Anti-Semitism in France is nothing new. And even the “new” anti-Semitism in France isn’t new, as our COMMENTARY editorial on the plight of Jews in France and the necessity of Zionism points out. What’s new, it appears, is that France is in danger of its Jews giving up on the sustainability of Jewish life there. The current trend of French Jews making aliyah is seeing the numbers double each year. In response, the French government has taken to saying nice things about how integral Jews are to France’s national identity. It’s a kind sentiment. But is it true?
In a speech yesterday, French Prime Minister Manuel Valls offered the following stirring declaration:
How is it possible to accept that France, which is the land of emancipation of the Jews many centuries ago, but which also seventy years ago was one of the lands of the martyrdom of Jews, how can it be accepted that we hear on our streets “Death to the Jews”? How can we accept the acts that I have just recalled? How can one accept that French people be murdered simply because they are Jewish?
… We must say to the world: without the Jews of France, France would no longer be France. And that message is one that we all have to deliver strongly and loudly. We did not say it in the past. We did not show our indignation in the past.
First, it must be said that the prime minister deserves praise for his defense of the Jews. The rest of Europe should take note. We should temper our cynicism by recalling that words and ideas are the currency of a society reckoning honestly with its political demons. And if positive change is going to come to France, it won’t arrive overnight. Valls’s speech is in some ways a plea for patience, to buy time for the state to begin turning things around.

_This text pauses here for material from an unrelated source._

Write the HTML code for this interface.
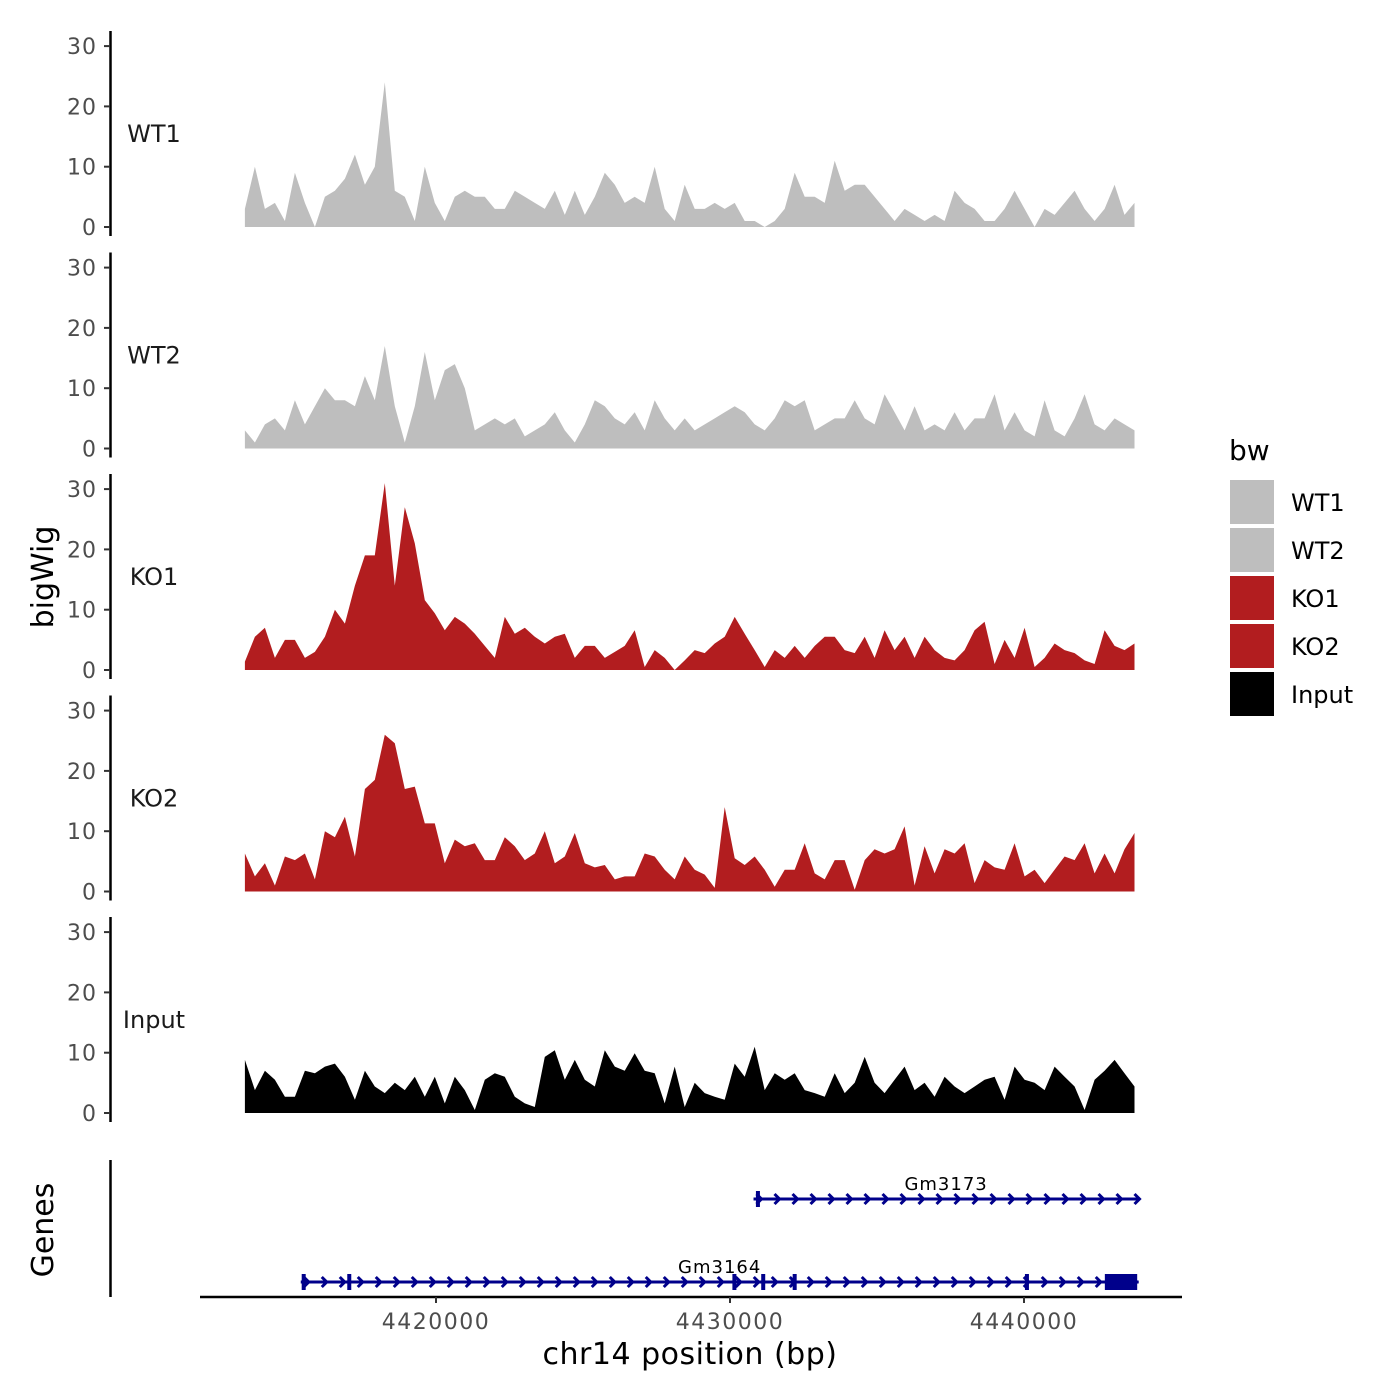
<!DOCTYPE html>
<html><head><meta charset="utf-8"><style>
html,body{margin:0;padding:0;background:#fff;}
svg{display:block;font-family:"DejaVu Sans","Liberation Sans",sans-serif;}
</style></head><body>
<svg id="chart" width="1400" height="1400" viewBox="0 0 1400 1400" xmlns="http://www.w3.org/2000/svg">
<rect width="1400" height="1400" fill="#fff"/>
<g id="tracks"></g>
<g id="genes"></g>
<g id="axes"></g>
<g id="legend"></g>
<text x="0" y="0" transform="translate(53,577) rotate(-90)" text-anchor="middle" font-size="30" fill="#000">bigWig</text>
<text x="0" y="0" transform="translate(53,1230) rotate(-90)" text-anchor="middle" font-size="30" fill="#000">Genes</text>
<text x="690" y="1364" text-anchor="middle" font-size="30" letter-spacing="0.5" fill="#000">chr14 position (bp)</text>
</svg>
<script>
// ---- data ----
const trackNames = ["WT1","WT2","KO1","KO2","Input"];
const trackColors = ["#bebebe","#bebebe","#b21d1f","#b21d1f","#000000"];
const binStart = 4413500;
const binSize = 340;
const wt1 = [3,10,3,4,1,9,4,0,5,6,8,12,7,10,24,6,5,1,10,4,1,5,6,5,5,3,3,6,5,4,3,6,2,6,2,5,9,7,4,5,4,10,3,1,7,3,3,4,3,4,1,1,0,1,3,9,5,5,4,11,6,7,7,5,3,1,3,2,1,2,1,6,4,3,1,1,3,6,3,0,3,2,4,6,3,1,3,7,2,4];
const wt2 = [3,1,4,5,3,8,4,7,10,8,8,7,12,8,17,7,1,7,16,8,13,14,10,3,4,5,4,5,2,3,4,6,3,1,4,8,7,5,4,6,3,8,5,3,5,3,4,5,6,7,6,4,3,5,8,7,8,3,4,5,5,8,5,4,9,6,3,7,3,4,3,6,3,5,5,9,3,6,3,2,8,3,2,5,9,4,3,5,4,3];
const ko1 = [1.4,5.5,7,2,5,5,2,3,5.5,10,7.7,14,19,19,31,14,27,21,11.6,9.4,6.6,8.8,7.7,6,4,2,8.8,6,7,5.5,4.4,5.5,6,2,4,4,2,3,4,6.6,0.5,3.3,2,0,1.6,3.3,2.8,4.4,5.5,8.8,6,3.3,0.5,3.3,2,4,2,4,5.5,5.5,3.3,2.8,5.5,2,6.6,3.3,5.5,2,5.5,3.3,2,1.6,3.3,6.6,8,1,5,2,7,0.5,2,4.4,3.3,2.8,1.6,1,6.6,4,3.3,4.4];
const ko2 = [6.3,2.5,4.7,1,5.8,5.2,6.3,2,10,9,12.4,5.8,17,18.5,26,24.6,17,17.4,11.3,11.3,4.7,8.6,7.5,8,5.2,5.2,9,7.5,5.2,6.3,10,4.7,5.8,9.7,4.7,4,4.4,2,2.5,2.5,6.3,5.8,3.6,2,5.8,3.6,2.8,0.6,14,5.5,4.4,5.8,3.6,0.8,3.6,3.6,8,3,2,5.2,5.2,0.3,5.2,7,6.3,7,10.8,1,7.5,3,7,6.3,8,1.4,5.2,4,3.6,8,2.5,3.6,1.4,3.6,5.8,5.2,8,3,6.3,3,7,9.7];
const inputTrack = [8.8,3.8,7,5.5,2.7,2.7,7,6.6,7.7,8.2,6,2.2,7,4.4,3.3,5,3.8,6,2.7,6,1.6,6,3.8,0.5,5.5,6.6,6,2.7,1.6,1,9.3,10.4,5.5,8.8,5.5,4.4,10.4,7.7,7,9.9,7,6.6,1.6,7.7,1,5,3.3,2.7,2.2,8.2,6,11,3.8,6.6,5.5,6.6,3.8,3.3,2.7,6.6,3.3,5,9.3,5,3.3,5.5,7.7,3.8,5,2.7,6,4.4,3.3,4.4,5.5,6,2.2,7.7,5.5,5,3.8,7.7,6,4.4,0.5,5.5,7,8.8,6.6,4.4];
const yTicks = [0,10,20,30];
const xTicks = [4420000,4430000,4440000];
const geneNames = ["Gm3173","Gm3164"];
const geneStarts = [4430800,4415400];
const geneEnds = [4443900,4443900];
const geneExons = [[4430950],[4415500,4417050,4430150,4431130,4432200,4440100]];
const geneThick = [[],[4442750,4443850]];
const seriesList = [wt1,wt2,ko1,ko2,inputTrack];

// ---- scales ----
const NS="http://www.w3.org/2000/svg";
const xPx = bp => 436 + (bp-4420000)*294/10000;
const panelBase = [227,448.5,670,891.5,1113];
const yPx = (p,v) => panelBase[p] - v*6.03;
function mk(tag, attrs, parent){const e=document.createElementNS(NS,tag);for(const k in attrs)e.setAttribute(k,attrs[k]);parent.appendChild(e);return e;}

const tracksG=document.getElementById('tracks');
const axesG=document.getElementById('axes');
seriesList.forEach((vals,p)=>{
  let d=`M${xPx(binStart).toFixed(1)},${panelBase[p]}`;
  vals.forEach((v,i)=>{d+=` L${xPx(binStart+i*binSize).toFixed(1)},${yPx(p,v).toFixed(1)}`;});
  d+=` L${xPx(binStart+(vals.length-1)*binSize).toFixed(1)},${panelBase[p]} Z`;
  const path=mk('path',{d:d,fill:trackColors[p]},tracksG);
  
  
  const ax=mk('line',{x1:110.5,x2:110.5,y1:panelBase[p]+9,y2:panelBase[p]-196,stroke:'#000','stroke-width':2.5},axesG);
  
  
  yTicks.forEach(t=>{
    const y=yPx(p,t);
    const tk=mk('line',{x1:104,x2:110,y1:y,y2:y,stroke:'#333','stroke-width':2},axesG);
    
    
    const tl=mk('text',{x:97,y:y+8,'text-anchor':'end','font-size':22,'letter-spacing':1,fill:'#4d4d4d'},axesG);
    tl.textContent=t;
    
    
  });
  const lab=mk('text',{x:154,y:panelBase[p]-85,'text-anchor':'middle','font-size':24,fill:'#1a1a1a'},axesG);
  lab.textContent=trackNames[p];
  
  
});
const gax=mk('line',{x1:110.5,x2:110.5,y1:1160,y2:1297,stroke:'#000','stroke-width':2.5},axesG);


const xax=mk('line',{x1:200,x2:1182,y1:1297,y2:1297,stroke:'#000','stroke-width':2.5},axesG);


xTicks.forEach(t=>{
  const x=xPx(t);
  const tk=mk('line',{x1:x,x2:x,y1:1297,y2:1303,stroke:'#333','stroke-width':2},axesG);
  
  
  const tl=mk('text',{x:x,y:1329,'text-anchor':'middle','font-size':22,'letter-spacing':1.5,fill:'#4d4d4d'},axesG);
  tl.textContent=t;
  
  
});
const genesG=document.getElementById('genes');
const geneY=[1199,1282];
geneNames.forEach((g,i)=>{
  const gg=mk('g',{},genesG);
  
  
  const x1=xPx(geneStarts[i]), x2=xPx(geneEnds[i]), y=geneY[i];
  mk('line',{x1:x1,x2:x2,y1:y,y2:y,stroke:'#00008b','stroke-width':3},gg);
  for(let x=x1+6;x<=x2;x+=18){
    mk('polyline',{points:`${x-3},${y-5} ${x+2},${y} ${x-3},${y+5}`,fill:'none',stroke:'#00008b','stroke-width':3},gg);
  }
  geneExons[i].forEach(b=>{const xe=xPx(b);mk('rect',{x:xe-2,y:y-8,width:4,height:16,fill:'#00008b'},gg);});
  if(geneThick[i].length){const a=xPx(geneThick[i][0]),b=xPx(geneThick[i][1]);mk('rect',{x:a,y:y-8,width:b-a,height:16,fill:'#00008b'},gg);}
  const t=mk('text',{x:(x1+x2)/2,y:y-9,'text-anchor':'middle','font-size':18,'letter-spacing':1,fill:'#000'},gg);
  t.textContent=g;
  
  
});
const lg=document.getElementById('legend');
const lt=mk('text',{x:1229,y:460,'font-size':28,fill:'#000'},lg);
lt.textContent='bw';


trackNames.forEach((n,i)=>{
  const y=480+i*48;
  const k=mk('rect',{x:1230,y:y,width:44,height:44,fill:trackColors[i]},lg);
  
  
  const t=mk('text',{x:1291,y:y+31,'font-size':24,fill:'#000'},lg);
  t.textContent=n;
  
  
});
</script>
</body></html>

But it is unlikely that real change is, in the end, on the horizon in France. And Valls’s speech even hints at why. The talk of “emancipation” of the Jews of France in the time of the revolution is a bit of a misdirection. “Emancipation” in France was a graduation to secularism. The revolution was a psychotically violent one, and that violence was aimed, much of the time, at the clergy.
Loyalty oaths were instituted, Constitutional clergy were foisted upon faith communities that preferred their own, and the state engaged a struggle to render unto Caesar far more than what is Caesar’s. That was merely a reverse power structure from the ancien regime, in which the clergy were part of an aristocratic governing structure. For the ancien regime to be uprooted, so did the clerical class. And it was a bloody uprooting.
What does this have to do with the Jews of France? A lot, actually. The French Revolution inculcated a fear and suspicion of religious authority as a threat to secular Enlightenment power. It’s true that when the dust settled under Napoleon’s feet, there had been at least a façade of reconciliation for the purposes of putting the country back together. But it was only really a façade. And a Napoleonic power structure sowed the seeds of its own undoing. French society remains unnerved by strangers among them, as well as anyone they believe answers to a higher authority than the state. The French government can talk all it wants about appreciating its Jews, but unless and until those Jews feel comfortable and safe actually showing outward signs of their Judaism and religiosity, it won’t change minds. A Frenchman who happens to be a Jew at home cannot be the only Jew who feels at home in France.
Additionally, the French government appears poised to make precisely the same mistakes over and over again. If Valls is right about the importance of Enlightenment principles and personal liberty in his country, they wouldn’t be arresting the notorious anti-Semite and popularizer of Nazi social signaling Dieudonne M’bala M’bala, which authorities have now done.
Dieudonne is actually a perfect test case for how France chooses to fight its battles going forward. He is fully and truly repellant in virtually every way. And so his freedom must be defended forcefully. If the lesson of the “free speech uber alles” protests after the massacre at the offices of Charlie Hebdo and then the censorship conducted by Western media (with the New York Times as the chief self-censor) is to censor Dieudonne–or worse, criminalize his demented stupidity–then France will doom history to repetition.
Censoring and criminalizing anti-Semitism, in addition to being incompatible with a free society, does two major things wrong. First, it suggests that the Jews get special treatment and that therefore the anti-Semitic conspiracy theorists are right. This will certainly not make Jews–or anyone in France–any safer. Second, it allows these ideas to gain the credibility of the counterculture while simmering and metastasizing unchallenged out of view. If sunlight is truly the best disinfectant, then France is enabling this infection to spread.
Is France truly still France without its Jews? The last thing the government wants is to have to find out. But that’s where they’re headed, and they haven’t done anything yet to change direction.